Efficient Multimodal Assignment and Planning: Algorithms such as ULTRA and its extensions (Sauer et al., 2019, Baum et al., 2019, Potthoff et al., 2021) enable efficient, scalable multi-criteria multimodal route planning and assignment in transportation networks by precomputing a compact set of transfer shortcuts and avoiding full-scale dynamic programming on the product graph. Such methods process millions of possible journeys in seconds on regional-scale networks.

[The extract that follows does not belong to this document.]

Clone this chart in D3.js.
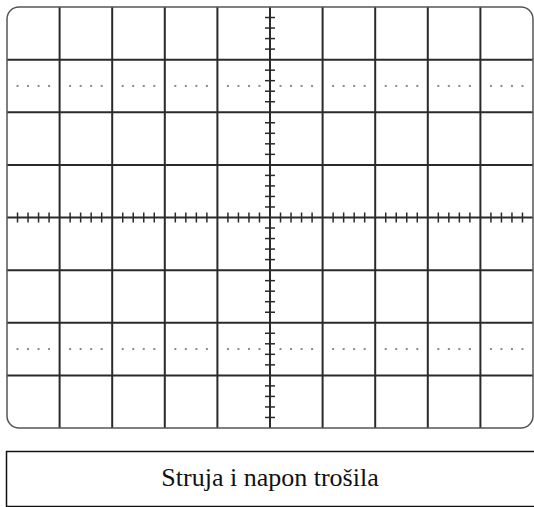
<!DOCTYPE html>
<html>
<head>
<meta charset="utf-8">
<script src="https://cdn.jsdelivr.net/npm/d3@7"></script>
<style>
  body { margin: 0; background: #fff; }
  svg { display: block; }
</style>
</head>
<body>
<svg></svg>
<script>
var width = 534
var height = 507

// screen divisions (major grid) and the rows that carry dotted guides
var xDivs = [-5, -4, -3, -2, -1, 0, 1, 2, 3, 4, 5]
var yDivs = [-4, -3, -2, -1, 0, 1, 2, 3, 4]
var dottedRows = [2.5, -2.5]
var minorStep = 0.2
var caption = "Struja i napon trošila"

var gLeft = 7, gRight = 533, gTop = 7, gBottom = 428

var x = d3.scaleLinear().domain([-5, 5]).range([gLeft, gRight])
var y = d3.scaleLinear().domain([4, -4]).range([gTop, gBottom])

// minor positions between the major lines
var xMinor = d3.range(-5, 5.0001, minorStep).filter(v => Math.abs(v - Math.round(v)) > 1e-6)
var yMinor = d3.range(-4, 4.0001, minorStep).filter(v => Math.abs(v - Math.round(v)) > 1e-6)

var svg = d3.select("svg")
  .attr("width", width)
  .attr("height", height)

var grid = svg.append("g")

// inner vertical lines
grid.selectAll(null)
  .data(xDivs.slice(1, -1))
  .enter()
    .append("line")
    .attr("x1", d => x(d)).attr("x2", d => x(d))
    .attr("y1", gTop).attr("y2", gBottom)
    .attr("stroke", "#2a2a2a")
    .attr("stroke-width", 2)

// inner horizontal lines
grid.selectAll(null)
  .data(yDivs.slice(1, -1))
  .enter()
    .append("line")
    .attr("x1", gLeft).attr("x2", gRight)
    .attr("y1", d => y(d)).attr("y2", d => y(d))
    .attr("stroke", "#2a2a2a")
    .attr("stroke-width", 2)

// dotted guide rows
dottedRows.forEach(function(r) {
  grid.selectAll(null)
    .data(xMinor)
    .enter()
      .append("rect")
      .attr("x", d => x(d) - 1)
      .attr("y", y(r) - 1)
      .attr("width", 2)
      .attr("height", 2)
      .attr("fill", "#8a8a8a")
})

// minor ticks on the central axes
grid.selectAll(null)
  .data(yMinor)
  .enter()
    .append("line")
    .attr("x1", x(0) - 5).attr("x2", x(0) + 5)
    .attr("y1", d => y(d)).attr("y2", d => y(d))
    .attr("stroke", "#2a2a2a")
    .attr("stroke-width", 1.5)

grid.selectAll(null)
  .data(xMinor)
  .enter()
    .append("line")
    .attr("x1", d => x(d)).attr("x2", d => x(d))
    .attr("y1", y(0) - 5).attr("y2", y(0) + 5)
    .attr("stroke", "#2a2a2a")
    .attr("stroke-width", 1.5)

// rounded outer frame
svg.append("rect")
  .attr("x", gLeft)
  .attr("y", gTop)
  .attr("width", gRight - gLeft)
  .attr("height", gBottom - gTop)
  .attr("rx", 12)
  .attr("fill", "none")
  .attr("stroke", "#555")
  .attr("stroke-width", 1.5)

// caption box
svg.append("rect")
  .attr("x", 6.5)
  .attr("y", 451.5)
  .attr("width", 540)
  .attr("height", 55)
  .attr("fill", "none")
  .attr("stroke", "#111")
  .attr("stroke-width", 1.5)

svg.append("text")
  .attr("x", x(0))
  .attr("y", 486)
  .attr("text-anchor", "middle")
  .attr("font-family", "'Liberation Serif', 'Times New Roman', serif")
  .attr("font-size", 26)
  .attr("fill", "#111")
  .text(caption)
</script>
</body>
</html>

5. Empirical Evaluation: Metrics, Efficiency, and Trade-offs

Efficient multimodal transfer frameworks are validated using both objective and subjective metrics:

Quantitative Performance: For gesture synthesis (Fares et al., 2022), both kinematic statistics (velocity, acceleration, jerk) and user-perceived expressive fidelity confirm the success of adversarially disentangled style/content representations. Baseline comparisons against Mix-StAGE show a ∼20 percentage point advantage in "style preservation" ratings.
Parameter and Latency Reduction: Techniques such as PromptFuse (Liang et al., 2022) demonstrate equal or better few-shot VQA accuracy with $<0.02\%$ the parameter count of full-finetuning. HarMA (Huang, 28 Apr 2024) achieves state-of-the-art remote sensing retrieval performance (e.g., mR=33.62/46.53 vs. fully fine-tuned CLIP 32.33/46.13) using only 0.33–3.8% of the backbone's trainable parameters. Aurora (Wang et al., 2023) and Wander (Guo et al., 12 Dec 2024) routinely match or exceed traditional methods with <1% tunable parameters.
Inference and Training Speed: For multimodal style transfer, inference is accomplished at real-time rates (tens of milliseconds per second of input) and model adaptation/training is feasible on single GPUs with modest data.

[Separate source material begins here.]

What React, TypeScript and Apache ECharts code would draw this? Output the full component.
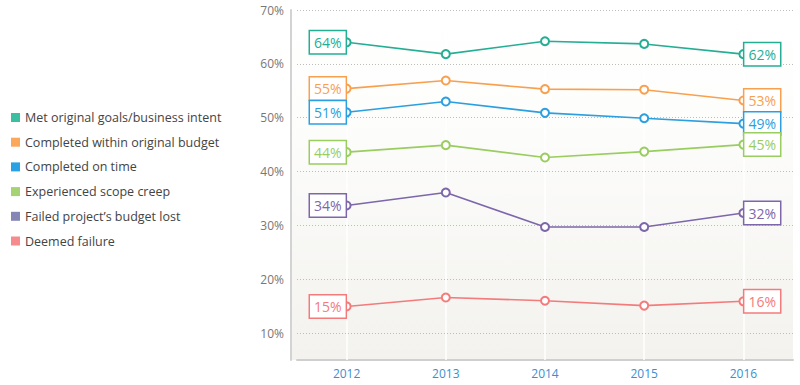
import React, { useEffect, useRef } from "react";
import * as echarts from "echarts";

const years = ["2012", "2013", "2014", "2015", "2016"];
const seriesNames = [
  "Met original goals/business intent",
  "Completed within original budget",
  "Completed on time",
  "Experienced scope creep",
  "Failed project’s budget lost",
  "Deemed failure",
];
const metGoals = [64.0, 61.8, 64.2, 63.7, 61.8];
const withinBudget = [55.4, 56.9, 55.3, 55.2, 53.2];
const onTime = [51.0, 53.0, 50.9, 49.9, 48.9];
const scopeCreep = [43.6, 44.9, 42.6, 43.7, 45.0];
const budgetLost = [33.7, 36.1, 29.7, 29.7, 32.3];
const deemedFailure = [14.95, 16.6, 16.0, 15.1, 15.9];
const yTicks = [10, 20, 30, 40, 50, 60, 70];

const lineColors = ["#25ae94", "#f9a04f", "#2b9fe0", "#9acd5f", "#7d66aa", "#f47b7b"];
const legendColors = ["#3bbfa0", "#fba85a", "#2aa1e5", "#a6d174", "#8686b6", "#f68b8d"];
const allValues = [metGoals, withinBudget, onTime, scopeCreep, budgetLost, deemedFailure];

export default function App() {
  const ref = useRef<HTMLDivElement>(null);
  useEffect(() => {
    if (!ref.current) return;
    const chart = echarts.init(ref.current, undefined, { renderer: "svg" });
    const boxLabel = (color: string, side: "left" | "right") => ({
      show: true,
      position: side,
      distance: -4,
      formatter: (p: any) => Math.round(p.value) + "%",
      color,
      fontSize: 14,
      fontFamily: "Open Sans",
      backgroundColor: "#ffffff",
      borderColor: color,
      borderWidth: 1.5,
      padding: [2, 4, 2, 4],
      lineHeight: 18,
    });
    const series: any[] = allValues.map((vals, si) => ({
      name: seriesNames[si],
      type: "line",
      symbol: "emptyCircle",
      symbolSize: 8,
      lineStyle: { color: lineColors[si], width: 1.6 },
      itemStyle: { color: lineColors[si], borderWidth: 1.6 },
      data: vals.map((v, i) => {
        if (i === 0) return { value: v, label: boxLabel(lineColors[si], "left") };
        if (i === vals.length - 1) return { value: v, label: boxLabel(lineColors[si], "right") };
        return { value: v };
      }),
      label: { show: false },
      z: 3,
    }));
    series[0].markLine = {
      silent: true,
      symbol: "none",
      label: { show: false },
      lineStyle: { color: "#ffffff", width: 1.5, type: "solid" },
      data: years.map((y) => ({ xAxis: y })),
      z: 1,
    };
    chart.setOption({
      animation: false,
      textStyle: { fontFamily: "Open Sans" },
      graphic: [
        {
          type: "rect",
          z: -10,
          shape: { x: 291, y: 10, width: 502, height: 350 },
          style: {
            fill: new echarts.graphic.LinearGradient(0, 0, 0, 1, [
              { offset: 0, color: "#ffffff" },
              { offset: 0.3, color: "#fdfdfc" },
              { offset: 1, color: "#f3f2ee" },
            ]),
          },
          silent: true,
        },
      ],
      legend: {
        orient: "vertical",
        left: 6,
        top: 105,
        icon: "rect",
        itemWidth: 9,
        itemHeight: 9,
        itemGap: 9.7,
        textStyle: {
          fontSize: 12.5,
          color: "#444",
          fontFamily: "Open Sans",
          lineHeight: 15,
        },
        data: seriesNames.map((n, i) => ({ name: n, itemStyle: { color: legendColors[i] } })),
        selectedMode: false,
      },
      grid: { left: 297, right: 7, top: 10, bottom: 25, containLabel: false },
      xAxis: {
        type: "category",
        data: years,
        boundaryGap: true,
        axisLine: { show: true, lineStyle: { color: "#cfcfcf", width: 2 } },
        axisTick: { show: false },
        axisLabel: { color: "#3a8fd0", fontSize: 12, margin: 7 },
        splitLine: { show: false },
      },
      yAxis: {
        type: "value",
        min: 5,
        max: 70,
        interval: 5,
        offset: 6,
        axisLine: { show: true, lineStyle: { color: "#d3d3d3", width: 2 } },
        axisTick: { show: false },
        axisLabel: {
          color: "#777",
          fontSize: 12,
          margin: 7,
          formatter: (v: number) => (yTicks.includes(v) ? v + "%" : ""),
        },
        splitLine: {
          show: true,
          lineStyle: { color: ["rgba(0,0,0,0)", "#bdbdbd"], type: [1, 2], width: 1 },
        },
      },
      series,
    });
    return () => chart.dispose();
  }, []);
  return <div ref={ref} style={{ width: 800, height: 385, position: "absolute", left: 0, top: 0 }} />;
}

6. Applications, Limitations, and Future Directions

Efficient multimodal transfer supports a spectrum of applications, from gesture and artistic style transfer, to recommendation, cross-modal retrieval, materials informatics, public transit planning, and remote sensing. Core trends and open challenges include:

Zero-Shot and Few-Shot Generalization: Methods such as zero-shot gesture style transfer (Fares et al., 2022) and transfer learning in materials informatics (Massa et al., 17 Jan 2024) demonstrate how fine-tuned or pretrained encoders, together with manifold learning or lightweight fusion, enable high performance even for unseen modalities or tasks.
Modularity and Scalability: Adapter- and prompt-based designs facilitate the extension to new modalities or computationally constrained settings (e.g., embedded or mobile deployment), and mixing or matching different upstream or downstream data-flow configurations.
Limitations and Open Problems: Adversarial disentanglement may be suboptimal when style and content are highly entangled, and knowledge distillation approaches rely fundamentally on the quality of the teacher model. Parameter-efficient tuning may plateau in very high-resource scenarios. Open challenges include extending efficient transfer to highly asynchronous or "inhomogeneous" modality coverage, handling dynamic or streaming inputs, and automatic adaptation of parameter budgets and model structure to resource budgets or task requirements.

A plausible implication is that the continued development of efficient multimodal transfer methodologies will be central to the deployment of foundation models in real-world, data-and-resource-constrained environments. The convergence of modular encoders, parameter-efficient adaptation, and sophisticated disentanglement or ticket-based routing yields a flexible, scalable, and robust framework for both new research and practical applications.